SQL Profiler or any query profiler is your friend. Run it when developing your application to see what does EF sends to database. When you perform a join using LINQ or Lambda expression in ur application, EF usually generates a Select-Where-In-Select style query which may not always perform well. If u find any such case, roll up ur sleeves, perform the join on DB and have EF retrieve results. (I forgot this one, the most important one!)
if you keep these things in mind EF should give almost similar performance as plain ADO.NET if not the same.
1. EF pulls all the records into memory then performs the query operation. How EF would behave when table has around ~1000 records?
That's not true! EF fetches only necessary records and queries are transformed into proper SQL statements. EF can cache objects locally within DataContext (and track all changes made to entities), but as long as you follow the rule to keep context open only when needed, it won't be a problem.
2. For simple edit I have to pull the record edit it and then push to db using SaveChanges()
It's true, but I would not bother in doing that unless you really see the performance problems. Because 1. is not true, you'll only get one record from DB fetched before it's saved. You can bypass that, by creating the SQL query as a string and sending it as a plain string.
EF translates your LINQ query into an SQL query, so it doesn't pull all records into memory. The generated SQL might not always be the most efficient, but a thousand records won't be a problem at all.
Yes, that's one way of doing it (assuming you only want to edit one record). If you are changing several records, you can get them all using one query and SaveChanges() will persist all of those changes.
EF is not a bad ORM framework. It is a different one with its own characteristics. Compare Microsoft Entity Framework 6, against say NetTiers which is powered by Microsoft Enterprise Library 6.
These are two entirely different beasts. The accepted answer is really good because it goes through the nuances of EF6. Whats key to understand is that each ORM has its own strengths and weaknesses. Compare the project requirements and its data access patterns against the ORM's behavior patterns.
For Example: NetTiers will always give you higher raw performance than EF6. However that is primarily because it is not a point and click ORM and as part and parcel of generating the ORM you will be optimizing your data model, adding custom stored procedures where relevant, etc... if you engineered your data model with the same effort for EF6 you could probably get close to the same performance.
Also consider can you modify the ORM? for example with NetTiers you can add extensions to the codesmith templates to include your own design patterns over and above what is generated by the base ORM library.
Also consider EF6 makes significant use of reflection whereas NetTiers or any library powered by Microsoft Enterprise Library will make heavy use of Generics instead. These are two entirely different approaches. Why so? Because EF6 is based on dynamic reflection whereas NetTiers is based on static reflection. Which is faster and which is better entirely depends on the usage patterns that will be required of the ORM.
Sometimes a hybrid approach works better: Consider for example EF6 for Web API OData endpoints, A few large tables wrapped with NetTiers & Microsoft Enterprise Library with custom stored procedures, and a few large masterdata tables wrapped with a custom built write through object cache where on initial load the record set is streamed into the memory cache using an ADO data reader.
These are all different and they all have their best fit scenarios: EF6, NetTiers, NHibernate, Wilson OR Mapper, XPO from Dev Express, etc...
There is no simple answer for your question. The main thing is about what you want to do with your data? And do you need so much data at one time?
EF translated your Queries to SQL so at this time there is no Object in Memory. When you get the data, then the selected records are in memory. If you are selecting a large amount of large objects then it can be a performance killer if you need to manipulate them all.
If you don't need to manipulate them all you can disable change tracking and enable it later for single objects you need to manipulate.
So you see it depends on your type of application.
If you need to manipulate a mass of data efficient, then don't use a OR-Mapper!
Otherwise EF is fine, but consider how many objects you really need at one time and what you want to do with them.

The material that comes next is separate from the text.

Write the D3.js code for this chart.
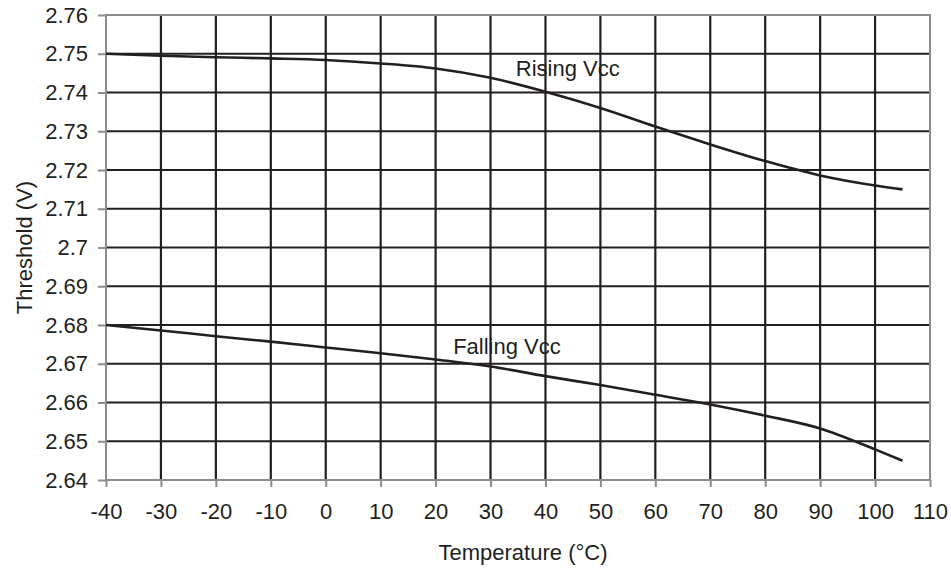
<!DOCTYPE html>
<html>
<head>
<meta charset="utf-8">
<script src="https://cdn.jsdelivr.net/npm/d3@7"></script>
<style>
  body { margin: 0; background: #fff; }
  text { font-family: "Liberation Sans", Arial, sans-serif; fill: #231f20; }
</style>
</head>
<body>
<svg width="951" height="569"></svg>
<script>
const width = 951,
    height = 569,
    margin = { top: 15, right: 21, bottom: 89, left: 106 },
    fontSize = '22px';

// temperature points (°C)
const temps = [-40, -30, -20, -10, 0, 10, 20, 30, 40, 50, 60, 70, 80, 90, 100, 105];
// threshold values (V)
const rising = [2.7500, 2.7495, 2.7491, 2.7488, 2.7484, 2.7475, 2.7462, 2.7438, 2.7402, 2.7360, 2.7312, 2.7266, 2.7223, 2.7186, 2.7160, 2.7150];
const falling = [2.6800, 2.6786, 2.6771, 2.6757, 2.6742, 2.6727, 2.6711, 2.6693, 2.6668, 2.6645, 2.6620, 2.6595, 2.6566, 2.6533, 2.6479, 2.6450];

const xTicks = [-40, -30, -20, -10, 0, 10, 20, 30, 40, 50, 60, 70, 80, 90, 100, 110];
const yTicks = [2.64, 2.65, 2.66, 2.67, 2.68, 2.69, 2.7, 2.71, 2.72, 2.73, 2.74, 2.75, 2.76];

const series = [
    { name: 'Rising Vcc', values: rising, labelAt: [34.6, 2.7442] },
    { name: 'Falling Vcc', values: falling, labelAt: [23.2, 2.6724] }
];

const svg = d3.select('svg');
const w = width - margin.left - margin.right,
    h = height - margin.top - margin.bottom;

const x = d3.scaleLinear().domain([-40, 110]).range([0, w]);
const y = d3.scaleLinear().domain([2.64, 2.76]).range([h, 0]);

const g = svg.append('g').attr('transform', 'translate(' + margin.left + ',' + margin.top + ')');

// grid
g.append('g').selectAll('line')
    .data(yTicks.slice(1, -1))
    .enter().append('line')
    .attr('x1', 0).attr('x2', w)
    .attr('y1', d => y(d)).attr('y2', d => y(d))
    .attr('stroke', '#231f20').attr('stroke-width', 2.2);

g.append('g').selectAll('line')
    .data(xTicks.slice(1, -1))
    .enter().append('line')
    .attr('y1', 0).attr('y2', h)
    .attr('x1', d => x(d)).attr('x2', d => x(d))
    .attr('stroke', '#231f20').attr('stroke-width', 2.2);

// frame
g.append('rect')
    .attr('width', w).attr('height', h)
    .attr('fill', 'none').attr('stroke', '#8c8c8c').attr('stroke-width', 2);

// axes
const xAxis = g.append('g')
    .attr('transform', 'translate(0,' + h + ')')
    .call(d3.axisBottom(x).tickValues(xTicks).tickSize(7).tickPadding(16).tickFormat(d => String(d)));
const yAxis = g.append('g')
    .call(d3.axisLeft(y).tickValues(yTicks).tickSize(8).tickPadding(10).tickFormat(d => String(+d.toFixed(2))));

[xAxis, yAxis].forEach(a => {
    a.select('.domain').remove();
    a.selectAll('.tick line').attr('stroke', '#8c8c8c').attr('stroke-width', 2);
    a.selectAll('.tick text').style('font-size', fontSize).attr('fill', '#231f20');
});
xAxis.selectAll('.tick text').attr('dy', '0.71em');

// curves
const line = d3.line()
    .x((d, i) => x(temps[i]))
    .y(d => y(d))
    .curve(d3.curveMonotoneX);

series.forEach(s => {
    g.append('path')
        .datum(s.values)
        .attr('fill', 'none')
        .attr('stroke', '#231f20')
        .attr('stroke-width', 2.6)
        .attr('d', line);

    g.append('text')
        .attr('x', x(s.labelAt[0]))
        .attr('y', y(s.labelAt[1]))
        .style('font-size', fontSize)
        .text(s.name);
});

// axis titles
svg.append('text')
    .attr('x', 523)
    .attr('y', 560)
    .attr('text-anchor', 'middle')
    .style('font-size', fontSize)
    .text('Temperature (°C)');

svg.append('text')
    .attr('transform', 'translate(32,' + (margin.top + h / 2) + ') rotate(-90)')
    .attr('text-anchor', 'middle')
    .style('font-size', fontSize)
    .text('Threshold (V)');
</script>
</body>
</html>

Is EF or SQL the better choice to audit data changes?

The requirement seems simple: when data changes, audit the changes.
Here's some important pieces to the equation:
The Data in my application spans multiple tables (some cross ref. tables).
My DTO is deep, with Navigation Properties conditionally populated.
When loaded, I copy the original DTO with its "original values".
When saved is requested, the original DTO contains the changes.
Ideally, foreign keys will read like useful text not Id numbers.
Unlike TFS' cool history feature, mine seems more complicated because of the many related tables and conditional child entities.
I see three possibilities (so far):
I could use C# to reflect the objects and create a before/after record.
I could use triggers in SQL 2008R2 to catch changes and coalesce a before/after record.
I could store the raw before/after objects and let SQL 2008R2 parse them.
Please note: Right now, I seems to me that SQL 2008R2's CDC is far too heavy of an option. I am really looking for something I can build, but I admit my mind is open to anything right now.
My question
Before I get started building this:
How does everybody else handle auditing a complex EF DTO?
Is there a low(ish)-tech solution available?
Thank you in advance.
Related, but not-completely-related questions already on StackOverflow: Implementing Audit Log / Change History with MVC & Entity Framework and Create Data Audit in SQL Server and https://stackoverflow.com/questions/5773419/how-to-audit-many-to-many-relationship-in-entity-framework and Maintaining audit log for entities split across multiple tables and Linq to SQL Audit Trail / Audit Log: should I use triggers or doddleaudit? do not provide an answer.
IF audit is a real requirement I would opt for the trigger solution... since the other methods have several "shortcomings":
"blind" to any changes happening through other means than your application
if you make some code changes and forget about adding the audit code the audit trail gets "blind spots"
The trigger-based solution can be secured so that only special users can even see the audited data...
I usually work with Oracle but from my experience in such situations: allow the app only SELECT rights via Views , any insert/delete/update should be done via Stored procedures and audit trail should be done via triggers...
I've recently implemented an audit log manager on top of Entity Framework. When I instantiate my audit manager, I reflect all of the entity classes, and store the property information. Then within the object context SavingChanges event, I audit all of the changes. It works great. In the case of foreign keys, I just store their Id's before and after during changes.
The nice thing about this solution is that it doesn't require any extra coding. Once you create a log manager of sort, you don't have to worry about adding new triggers, or modifying triggers when new columns are added. Any changes to your entity classes will automatically be picked up when reflecting the classes.
Well, let's see. SQL Server auditing already exists, comes with tools, is probably already known by your DBAs, doesn't slow down your app, and can trace events that the application itself will never even see.
On the other hand, rolling your own in EF will allow you to audit non-SQL Server data sources. It also doesn't require EE.
Trigger Solution, Pros:
Cannot bypass the audit
Trigger Solution, Cons:
Cannot audit non SQL data
Cannot audit complex objects on insert
Entity Framework, Pros:
Can audit everything
Can audit complex objects in any state
Entity Framework, Cons:
Can be bypassed (like direct-to-SQL)
Requires a copy of original values
My choice is Entity Framework. Using STE makes it easier.
Either way you have to roll your own.

Why creating Tables in run-time (code behind) is bad?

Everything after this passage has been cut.